Second quarter Gross Domestic Product (or GDP) came in at an upwardly-revised 3.3 percent -- far above the 1.9 percent the federal government had previously estimated. To see the whole report from BEA click here
Key reasons for the robust economic performance: Exports, which have been riding the weak dollar to record levels, and lower imports because the prices of foreign-made goods have been priced higher.
Why should anyone interested in real estate care about GDP? Well, number one, when the economic growth rate accelerates, consumer confidence in the economy rises. That, in turn, pulls potential buyers off the sidelines and opens the door to higher housing sales. I’ve certainly seen more shoppers out recently, as have most of my compatriots at the office. And sure enough, the consumer confidence numbers for August, released last week by the Conference Board, are up by 5 points.
We're already seeing some impressive jumps in home sales in places that haven't seen positive news in two to three years -- central Florida and even some of the hardest-hit parts of California. According to a new report from the real estate tracking firm, DataQuick, sales in southern California jumped 16.7 percent in July over June, and were 14 percent above the pace of July the year before. Our sales have ticked up in spots around Michigan, too; but it has been spotty.

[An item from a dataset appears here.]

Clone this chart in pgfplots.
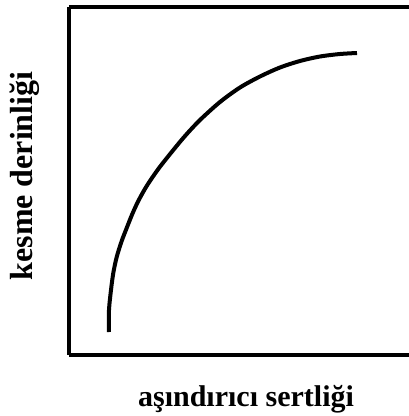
\documentclass[border=0pt]{standalone}
\usepackage{fontspec}
\setmainfont{Liberation Serif}
\usepackage{pgfplots}
\pgfplotsset{compat=1.18}

\begin{document}
\begin{tikzpicture}
\begin{axis}[
    scale only axis,
    width=340bp, height=348bp,
    xmin=69, xmax=409,
    ymin=7, ymax=355,
    y dir=reverse,
    axis y line*=left,
    axis line style={line width=4bp},
    xtick=\empty, ytick=\empty,
    clip=false,
    xlabel={aşındırıcı sertliği},
    xlabel style={at={(axis cs:246,406)}, anchor=base,
        font=\bfseries\fontsize{30bp}{34bp}\selectfont},
    ylabel={kesme derinliği},
    ylabel style={at={(axis cs:33,176)}, anchor=base, rotate=0,
        font=\bfseries\fontsize{32bp}{36bp}\selectfont},
]
% curve, in pixel units
\addplot[black, line width=4bp, smooth, tension=0.5] coordinates {
    (109,332) (109,310) (111,290) (113.3,273) (116.7,257) (121.7,241)
    (126.7,228) (132.3,214) (138.3,201) (146.7,186) (158.3,169)
    (171.7,152) (185,136) (200,120) (220,102) (240,87.5) (260,76.5)
    (280,67.5) (300,61) (320,56.5) (340,54) (357,53)
};
\coordinate (bl) at (axis cs:0,416);
\coordinate (tr) at (axis cs:409,0);
\end{axis}
\pgfresetboundingbox
\path[use as bounding box] (bl) rectangle (tr);
\end{tikzpicture}
\end{document}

Another encouraging sign: Recently mortgage rates dropped to 6.39 percent for 30-year fixed rate loans, according to the Mortgage Bankers Association of America. Fifteen year rates are still just under 6 percent. Applications for loans to buy homes jumped by 6 percent for conventional loans and are up an impressive 19.9 percent for FHA mortgages. We are seeing a huge increase in FHA mortgages locally.
Foreclosures are still running high locally and that is also attracting more buyers to jump into the market. Foreclosed properties, as a percentage of sales, are still running between 40-50% locally. But, I have also noticed that more and more homes above the $300 price level have sold recently, which is a good thing; since the $300 level represented a barrier for a long time and homes priced above that level were just dead for months.
So, has it turned around? Are we out of the woods on housing? It’s too early to tell. We are just ending up the best selling season of the year (summer is the best every year), so we’ll have to see if things drop off significantly or whether we can sustain this new level of activity and sales. Let’s all hope!